EX-5.1 4 ex5-1.htm OPINION OF LOWENSTEIN SANDLER LLP ex5-1
 
 
Exhibit 5.1
 
 
 
July 22, 2021
 
AzurRx BioPharma, Inc.
777 Yamato Road, Suite 502
Boca Raton, Florida 33431
 
Ladies and Gentlemen:
 
We have acted as counsel to AzurRx BioPharma, Inc., a Delaware corporation (the “Company”), in connection with (i) the preparation and filing of the Registration Statement on Form S-3 (Registration No. 333-256476) filed with the Securities and Exchange Commission (the “Commission”) under the Securities Act of 1933, as amended (the “Securities Act”), (as so filed and as amended, the “Registration Statement”) and the related prospectus contained in the Registration Statement (the “Base Prospectus”) and (ii) the preparation and filing of the prospectus supplement, dated July 22, 2021 (the “Prospectus Supplement” and, together with the Base Prospectus, the “Prospectus”) relating to the issuance and sale by the Company of (i) up to 9,090,910 shares of common stock, par value $0.0001 (the “Common Stock”), of the Company and up to 1,363,636 shares of Common Stock issuable by the Company upon exercise of an over-allotment option granted by the Company to the Underwriters (as defined below) (the “Shares”), and (ii) underwriter warrants to purchase up to 636,364 shares of Common Stock  and up to 95,455 shares of Common Stock issuable by the Company upon exercise of additional underwriter warrants issuable by the Company upon exercise of the over-allotment option granted by the Company to the Underwriters (each an “Underwriter Warrant”, and each share of Common Stock underlying an Underwriter Warrant, an “Underwriter Warrant Share” snd, together with the Shares and the Underwriter Warrants, the “Securities”).
 
The Securities are to be issued and sold by the Company pursuant to the Amended and Restated Underwriting Agreement, dated as of July 22, 2021 (the “Underwriting Agreement”), by and between the Company and H.C. Wainwright & Co., LLC, as representative of the several underwriters (the “Underwriters”), the form of which will be filed with the Commission as Exhibit 1.1 to the Company’s Current Report on Form 8-K, to be filed in connection with the transactions effected by the Underwriting Agreement.
 
In connection with this opinion, we have (i) investigated such questions of law, (ii) examined originals or certified, conformed or reproduction copies of such agreements, instruments, documents and records of the Company, such certificates of public officials and such other documents and (iii) received such information from officers and representatives of the Company as we have deemed necessary or appropriate for the purposes of this opinion
 
In all such examinations, we have assumed the legal capacity of all natural persons, the genuineness of all signatures, the authenticity of original and certified documents and the conformity to original or certified documents of all copies submitted to us as conformed or reproduction copies.

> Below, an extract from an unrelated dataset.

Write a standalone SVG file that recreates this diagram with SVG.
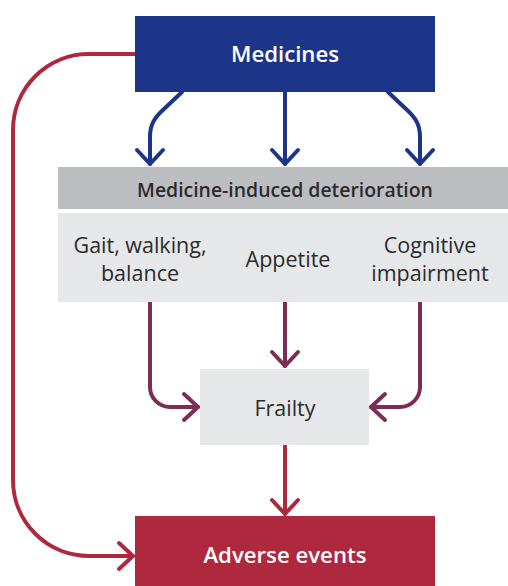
<svg xmlns="http://www.w3.org/2000/svg" width="508" height="586" viewBox="0 0 508 586">
<defs>
<style>
.lbl{font-family:"Open Sans","Liberation Sans",sans-serif;font-size:21.5px;fill:#2b2b2b;text-anchor:middle}
.hd{font-family:"Open Sans","Liberation Sans",sans-serif;font-size:19.4px;font-weight:600;fill:#2b2b2b;text-anchor:middle}
.wt{font-family:"Open Sans","Liberation Sans",sans-serif;font-size:22.2px;font-weight:600;fill:#ffffff;text-anchor:middle}
.c{fill:none;stroke-width:4;stroke-linecap:round;stroke-linejoin:round}
.blue{stroke:#1c3589}
.purp{stroke:#7b2d55}
.red{stroke:#ae293d}
</style>
<marker id="mb" markerUnits="userSpaceOnUse" markerWidth="40" markerHeight="40" refX="0" refY="0" viewBox="-20 -20 40 40" orient="auto" overflow="visible">
<path d="M-14,-13 L0,0 L-14,13" fill="none" stroke="#1c3589" stroke-width="4" stroke-linecap="round" stroke-linejoin="round"/>
</marker>
<marker id="mp" markerUnits="userSpaceOnUse" markerWidth="40" markerHeight="40" refX="0" refY="0" viewBox="-20 -20 40 40" orient="auto" overflow="visible">
<path d="M-14,-13 L0,0 L-14,13" fill="none" stroke="#7b2d55" stroke-width="4" stroke-linecap="round" stroke-linejoin="round"/>
</marker>
<marker id="mr" markerUnits="userSpaceOnUse" markerWidth="40" markerHeight="40" refX="0" refY="0" viewBox="-20 -20 40 40" orient="auto" overflow="visible">
<path d="M-14,-13 L0,0 L-14,13" fill="none" stroke="#ae293d" stroke-width="4" stroke-linecap="round" stroke-linejoin="round"/>
</marker>
</defs>
<rect width="508" height="586" fill="#ffffff"/>
<g id="connectors">
<path class="c red" d="M135,54 L89,54 A76,76 0 0 0 13,130 L13,480 A76,76 0 0 0 89,556 L133,556" marker-end="url(#mr)"/>
<path class="c blue" d="M182,92 L164,109 C154,118 150,125 150,137 L150,164" marker-end="url(#mb)"/>
<path class="c blue" d="M285,92 L285,164" marker-end="url(#mb)"/>
<path class="c blue" d="M388,92 L406,109 C416,118 420,125 420,137 L420,164" marker-end="url(#mb)"/>
<path class="c purp" d="M150,302 L150,387 A20,20 0 0 0 170,407 L198,407" marker-end="url(#mp)"/>
<path class="c purp" d="M285,302 L285,366" marker-end="url(#mp)"/>
<path class="c purp" d="M420,302 L420,387 A20,20 0 0 1 400,407 L371,407" marker-end="url(#mp)"/>
<path class="c red" d="M285,445 L285,514" marker-end="url(#mr)"/>
</g>
<g id="medicines">
<rect x="135" y="16" width="300" height="76" fill="#1c3589"/>
<text class="wt" x="285" y="62">Medicines</text>
</g>
<g id="deterioration-header">
<rect x="58" y="167" width="450" height="42" fill="#bcbdc0"/>
<text class="hd" x="285" y="197">Medicine-induced deterioration</text>
</g>
<g id="deterioration-items">
<rect x="58" y="213" width="450" height="89" fill="#e6e7e8"/>
<text class="lbl" x="140" y="253">Gait, walking,</text>
<text class="lbl" x="140" y="281">balance</text>
<text class="lbl" x="288" y="267">Appetite</text>
<text class="lbl" x="430" y="253">Cognitive</text>
<text class="lbl" x="430" y="281">impairment</text>
</g>
<g id="frailty">
<rect x="200" y="369" width="169" height="76" fill="#e6e7e8"/>
<text class="lbl" x="285" y="416">Frailty</text>
</g>
<g id="adverse-events">
<rect x="135" y="516" width="300" height="70" fill="#ae293d"/>
<text class="wt" x="285" y="563">Adverse events</text>
</g>
</svg>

As to various questions of fact relevant to the opinion expressed herein, we have relied upon, and assume the accuracy of, the representations and warranties set forth in the Underwriting Agreement, and certificates and oral or written statements and other information of or from public officials and officers and representatives of the Company.
 
Based on the foregoing, and subject to the assumptions, limitations and qualifications stated herein, we are of the opinion that (i) the Shares have been duly authorized and, when issued and paid for in accordance with the terms of the Underwriting Agreement, will be validly issued, fully paid and non-assessable, (ii) the Underwriter Warrants have been duly authorized and, when executed and delivered by the Company will constitute the legal, valid and binding obligation of the Company, enforceable against the Company in accordance with their terms, subject to bankruptcy, insolvency or other similar laws affecting creditors’ rights and to general equitable principles and (iii) the Underwriter Warrant Shares have been duly authorized and, when issued and paid for upon exercise of the Underwriter Warrants in accordance with the terms thereof, as the case may be, will be validly issued, fully paid and non-assessable.
 
The opinion expressed herein is limited to the General Corporation Law of the State of Delaware (including reported judicial decisions interpreting the General Corporation Law of the State of Delaware) and the applicable laws of the State of New York.
 
The opinion expressed herein is limited to the matters stated herein and no opinion is implied or may be inferred beyond the matters expressly stated herein. We undertake no obligation to supplement this letter if any applicable laws change after the date hereof or if we become aware of any facts that might change the opinion expressed herein after that date or for any other reason.
 
We hereby consent to the inclusion of this opinion as an exhibit to a Current Report on Form 8-K to be filed by the Company with the Commission, which Current Report on Form 8-K will be incorporated by reference into the Registration Statement, and to the references to our firm under the caption “Legal Matters” in the Prospectus Supplement. In giving our consent, we do not admit that we are in the category of persons whose consent is required under Section 7 of the Securities Act or the rules and regulations thereunder.